**DATA EXCERPT:**

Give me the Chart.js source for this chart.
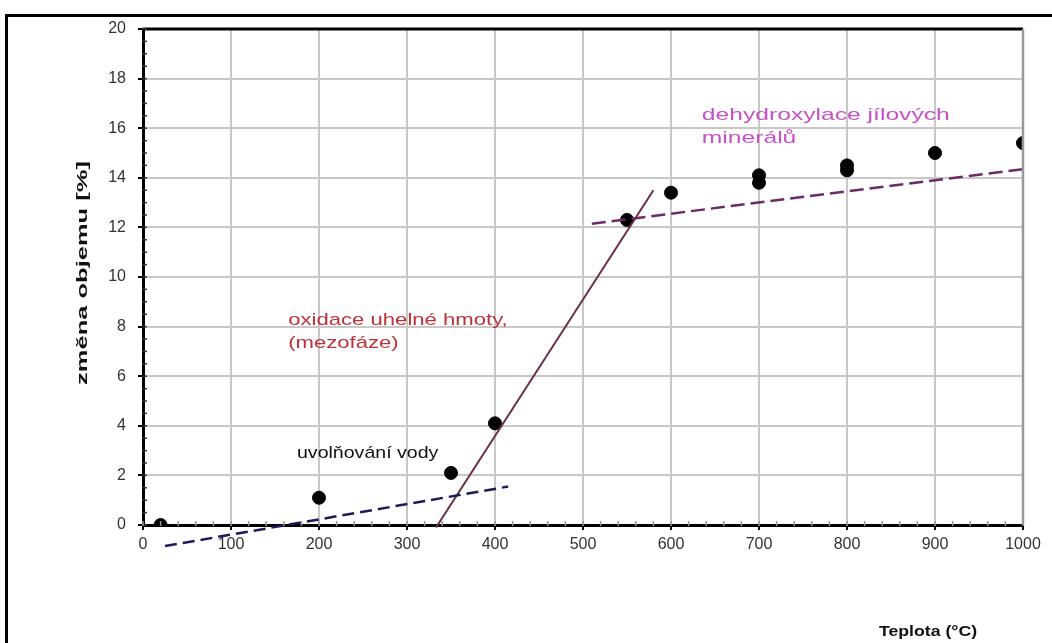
<!DOCTYPE html>
<html>
<head>
<meta charset="utf-8">
<script src="https://cdn.jsdelivr.net/npm/chart.js@4/dist/chart.umd.min.js"></script>
<style>
  html, body { margin: 0; padding: 0; background: #fff; }
  #wrap { width: 1052px; height: 643px; position: relative; }
</style>
</head>
<body>
<div id="wrap"><canvas id="graf" width="1052" height="643"></canvas></div>
<script>
// naměřené body
var teplota = [20, 200, 350, 400, 550, 600, 700, 700, 800, 800, 900, 1000];
var zmena   = [0, 1.1, 2.1, 4.1, 12.3, 13.4, 13.8, 14.1, 14.3, 14.5, 15.0, 15.4];

// trendove primky (krajni body)
var vodaX = [25, 415];
var vodaY = [-0.85, 1.55];
var uhliX = [333, 580];
var uhliY = [-0.1, 13.5];
var dehydX = [510, 1000];
var dehydY = [12.15, 14.35];

var xTicks = [0, 100, 200, 300, 400, 500, 600, 700, 800, 900, 1000];
var yTicks = [0, 2, 4, 6, 8, 10, 12, 14, 16, 18, 20];

var popisky = [
  { radky: ['dehydroxylace jílových', 'minerálů'], x: 635, y: 16.5, barva: '#c850c8', roztah: 1.45 },
  { radky: ['oxidace uhelné hmoty,', '(mezofáze)'], x: 165, y: 8.25, barva: '#c03038', roztah: 1.3 },
  { radky: ['uvolňování vody'], x: 175, y: 2.9, barva: '#111', roztah: 1.15 }
];

function body(xs, ys) {
  var out = [];
  for (var i = 0; i < xs.length; i++) out.push({ x: xs[i], y: ys[i] });
  return out;
}

// ramecek, vedlejsi carky a texty
var kresleni = {
  id: 'kresleni',
  beforeDraw: function (chart) {
    var c = chart.ctx;
    c.save();
    c.fillStyle = '#fff';
    c.fillRect(0, 0, chart.width, chart.height);
    c.restore();
  },
  afterDraw: function (chart) {
    var c = chart.ctx, a = chart.chartArea;
    var sx = chart.scales.x, sy = chart.scales.y;
    c.save();
    // vnejsi ramecek
    c.strokeStyle = '#000';
    c.lineWidth = 3;
    c.beginPath();
    c.moveTo(6.5, chart.height + 5);
    c.lineTo(6.5, 15.5);
    c.lineTo(chart.width + 5, 15.5);
    c.stroke();
    // horni a prava hrana grafu
    c.beginPath();
    c.moveTo(a.left, a.top);
    c.lineTo(a.right, a.top);
    c.stroke();
    c.strokeStyle = '#999';
    c.lineWidth = 2.5;
    c.beginPath();
    c.moveTo(a.right, a.top);
    c.lineTo(a.right, a.bottom);
    c.stroke();
    // vedlejsi carky
    c.strokeStyle = '#333';
    c.lineWidth = 1.5;
    for (var v = 0; v <= 20; v += 0.5) {
      var py = sy.getPixelForValue(v);
      c.beginPath(); c.moveTo(a.left - 1, py); c.lineTo(a.left + 4, py); c.stroke();
    }
    c.strokeStyle = '#999';
    for (var t = 0; t <= 1000; t += 20) {
      var px = sx.getPixelForValue(t);
      c.beginPath(); c.moveTo(px, a.bottom - 4); c.lineTo(px, a.bottom + 1); c.stroke();
    }
    // popisky (text je v predloze roztazeny do sirky)
    c.font = '17px "Liberation Sans", Arial, sans-serif';
    c.textBaseline = 'middle';
    popisky.forEach(function (p) {
      c.fillStyle = p.barva;
      var x0 = sx.getPixelForValue(p.x), y0 = sy.getPixelForValue(p.y);
      p.radky.forEach(function (r, i) {
        c.save();
        c.translate(x0, y0 + i * 23);
        c.scale(p.roztah, 1);
        c.fillText(r, 0, 0);
        c.restore();
      });
    });
    // nazvy os
    c.fillStyle = '#111';
    c.font = 'bold 15px "Liberation Sans", Arial, sans-serif';
    c.textAlign = 'center';
    c.save();
    c.translate(928, 632);
    c.scale(1.18, 1);
    c.fillText('Teplota (°C)', 0, 0);
    c.restore();
    c.translate(83, 273);
    c.rotate(-Math.PI / 2);
    c.scale(1.7, 1);
    c.fillText('změna objemu [%]', 0, 0);
    c.restore();
  }
};

var ctx = document.getElementById('graf').getContext('2d');
var chart = new Chart(ctx, {
  type: 'scatter',
  data: {
    datasets: [
      {
        label: 'voda', type: 'line', data: body(vodaX, vodaY),
        borderColor: '#1c1c5a', borderWidth: 2.5, borderDash: [12, 6],
        pointRadius: 0, clip: false, order: 1
      },
      {
        label: 'uhli', type: 'line', data: body(uhliX, uhliY),
        borderColor: '#6a3040', borderWidth: 2,
        pointRadius: 0, clip: false, order: 1
      },
      {
        label: 'dehydroxylace', type: 'line', data: body(dehydX, dehydY),
        borderColor: '#6c2a66', borderWidth: 2.5, borderDash: [14, 6],
        pointRadius: 0, clip: false, order: 1
      },
      {
        label: 'mereni', data: body(teplota, zmena),
        backgroundColor: '#000', borderColor: '#000',
        pointRadius: 6.5, pointStyle: 'circle', order: 2
      }
    ]
  },
  options: {
    responsive: false,
    animation: false,
    layout: { padding: { left: 0, top: 29, right: 29, bottom: 0 } },
    plugins: { legend: { display: false }, tooltip: { enabled: false } },
    scales: {
      x: {
        type: 'linear', min: 0, max: 1000,
        afterBuildTicks: function (s) { s.ticks = xTicks.map(function (v) { return { value: v }; }); },
        afterFit: function (s) { s.height = 118; },
        grid: { color: '#c8c8c8', lineWidth: 2, tickColor: '#000', tickLength: 5, tickWidth: 2 },
        border: { color: '#000', width: 3 },
        ticks: {
          color: '#333', padding: 5, maxRotation: 0, autoSkip: false,
          font: { size: 16, family: '"Liberation Sans", Arial' },
          callback: function (v) { return String(v); }
        }
      },
      y: {
        min: 0, max: 20,
        afterBuildTicks: function (s) { s.ticks = yTicks.map(function (v) { return { value: v }; }); },
        afterFit: function (s) { s.width = 143; },
        grid: { color: '#c8c8c8', lineWidth: 2, tickColor: '#000', tickLength: 5, tickWidth: 2 },
        border: { color: '#000', width: 3 },
        ticks: {
          color: '#333', padding: 12,
          font: { size: 16, family: '"Liberation Sans", Arial' },
          callback: function (v) { return String(v); }
        }
      }
    }
  },
  plugins: [kresleni]
});
</script>
</body>
</html>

**YOUR OBJECTIVE:** Repeat the data in full and exactly. Omit pictures.

**OUTPUT:**
Give me the Chart.js source for this chart.
<!DOCTYPE html>
<html>
<head>
<meta charset="utf-8">
<script src="https://cdn.jsdelivr.net/npm/chart.js@4/dist/chart.umd.min.js"></script>
<style>
  html, body { margin: 0; padding: 0; background: #fff; }
  #wrap { width: 1052px; height: 643px; position: relative; }
</style>
</head>
<body>
<div id="wrap"><canvas id="graf" width="1052" height="643"></canvas></div>
<script>
// naměřené body
var teplota = [20, 200, 350, 400, 550, 600, 700, 700, 800, 800, 900, 1000];
var zmena   = [0, 1.1, 2.1, 4.1, 12.3, 13.4, 13.8, 14.1, 14.3, 14.5, 15.0, 15.4];

// trendove primky (krajni body)
var vodaX = [25, 415];
var vodaY = [-0.85, 1.55];
var uhliX = [333, 580];
var uhliY = [-0.1, 13.5];
var dehydX = [510, 1000];
var dehydY = [12.15, 14.35];

var xTicks = [0, 100, 200, 300, 400, 500, 600, 700, 800, 900, 1000];
var yTicks = [0, 2, 4, 6, 8, 10, 12, 14, 16, 18, 20];

var popisky = [
  { radky: ['dehydroxylace jílových', 'minerálů'], x: 635, y: 16.5, barva: '#c850c8', roztah: 1.45 },
  { radky: ['oxidace uhelné hmoty,', '(mezofáze)'], x: 165, y: 8.25, barva: '#c03038', roztah: 1.3 },
  { radky: ['uvolňování vody'], x: 175, y: 2.9, barva: '#111', roztah: 1.15 }
];

function body(xs, ys) {
  var out = [];
  for (var i = 0; i < xs.length; i++) out.push({ x: xs[i], y: ys[i] });
  return out;
}

// ramecek, vedlejsi carky a texty
var kresleni = {
  id: 'kresleni',
  beforeDraw: function (chart) {
    var c = chart.ctx;
    c.save();
    c.fillStyle = '#fff';
    c.fillRect(0, 0, chart.width, chart.height);
    c.restore();
  },
  afterDraw: function (chart) {
    var c = chart.ctx, a = chart.chartArea;
    var sx = chart.scales.x, sy = chart.scales.y;
    c.save();
    // vnejsi ramecek
    c.strokeStyle = '#000';
    c.lineWidth = 3;
    c.beginPath();
    c.moveTo(6.5, chart.height + 5);
    c.lineTo(6.5, 15.5);
    c.lineTo(chart.width + 5, 15.5);
    c.stroke();
    // horni a prava hrana grafu
    c.beginPath();
    c.moveTo(a.left, a.top);
    c.lineTo(a.right, a.top);
    c.stroke();
    c.strokeStyle = '#999';
    c.lineWidth = 2.5;
    c.beginPath();
    c.moveTo(a.right, a.top);
    c.lineTo(a.right, a.bottom);
    c.stroke();
    // vedlejsi carky
    c.strokeStyle = '#333';
    c.lineWidth = 1.5;
    for (var v = 0; v <= 20; v += 0.5) {
      var py = sy.getPixelForValue(v);
      c.beginPath(); c.moveTo(a.left - 1, py); c.lineTo(a.left + 4, py); c.stroke();
    }
    c.strokeStyle = '#999';
    for (var t = 0; t <= 1000; t += 20) {
      var px = sx.getPixelForValue(t);
      c.beginPath(); c.moveTo(px, a.bottom - 4); c.lineTo(px, a.bottom + 1); c.stroke();
    }
    // popisky (text je v predloze roztazeny do sirky)
    c.font = '17px "Liberation Sans", Arial, sans-serif';
    c.textBaseline = 'middle';
    popisky.forEach(function (p) {
      c.fillStyle = p.barva;
      var x0 = sx.getPixelForValue(p.x), y0 = sy.getPixelForValue(p.y);
      p.radky.forEach(function (r, i) {
        c.save();
        c.translate(x0, y0 + i * 23);
        c.scale(p.roztah, 1);
        c.fillText(r, 0, 0);
        c.restore();
      });
    });
    // nazvy os
    c.fillStyle = '#111';
    c.font = 'bold 15px "Liberation Sans", Arial, sans-serif';
    c.textAlign = 'center';
    c.save();
    c.translate(928, 632);
    c.scale(1.18, 1);
    c.fillText('Teplota (°C)', 0, 0);
    c.restore();
    c.translate(83, 273);
    c.rotate(-Math.PI / 2);
    c.scale(1.7, 1);
    c.fillText('změna objemu [%]', 0, 0);
    c.restore();
  }
};

var ctx = document.getElementById('graf').getContext('2d');
var chart = new Chart(ctx, {
  type: 'scatter',
  data: {
    datasets: [
      {
        label: 'voda', type: 'line', data: body(vodaX, vodaY),
        borderColor: '#1c1c5a', borderWidth: 2.5, borderDash: [12, 6],
        pointRadius: 0, clip: false, order: 1
      },
      {
        label: 'uhli', type: 'line', data: body(uhliX, uhliY),
        borderColor: '#6a3040', borderWidth: 2,
        pointRadius: 0, clip: false, order: 1
      },
      {
        label: 'dehydroxylace', type: 'line', data: body(dehydX, dehydY),
        borderColor: '#6c2a66', borderWidth: 2.5, borderDash: [14, 6],
        pointRadius: 0, clip: false, order: 1
      },
      {
        label: 'mereni', data: body(teplota, zmena),
        backgroundColor: '#000', borderColor: '#000',
        pointRadius: 6.5, pointStyle: 'circle', order: 2
      }
    ]
  },
  options: {
    responsive: false,
    animation: false,
    layout: { padding: { left: 0, top: 29, right: 29, bottom: 0 } },
    plugins: { legend: { display: false }, tooltip: { enabled: false } },
    scales: {
      x: {
        type: 'linear', min: 0, max: 1000,
        afterBuildTicks: function (s) { s.ticks = xTicks.map(function (v) { return { value: v }; }); },
        afterFit: function (s) { s.height = 118; },
        grid: { color: '#c8c8c8', lineWidth: 2, tickColor: '#000', tickLength: 5, tickWidth: 2 },
        border: { color: '#000', width: 3 },
        ticks: {
          color: '#333', padding: 5, maxRotation: 0, autoSkip: false,
          font: { size: 16, family: '"Liberation Sans", Arial' },
          callback: function (v) { return String(v); }
        }
      },
      y: {
        min: 0, max: 20,
        afterBuildTicks: function (s) { s.ticks = yTicks.map(function (v) { return { value: v }; }); },
        afterFit: function (s) { s.width = 143; },
        grid: { color: '#c8c8c8', lineWidth: 2, tickColor: '#000', tickLength: 5, tickWidth: 2 },
        border: { color: '#000', width: 3 },
        ticks: {
          color: '#333', padding: 12,
          font: { size: 16, family: '"Liberation Sans", Arial' },
          callback: function (v) { return String(v); }
        }
      }
    }
  },
  plugins: [kresleni]
});
</script>
</body>
</html>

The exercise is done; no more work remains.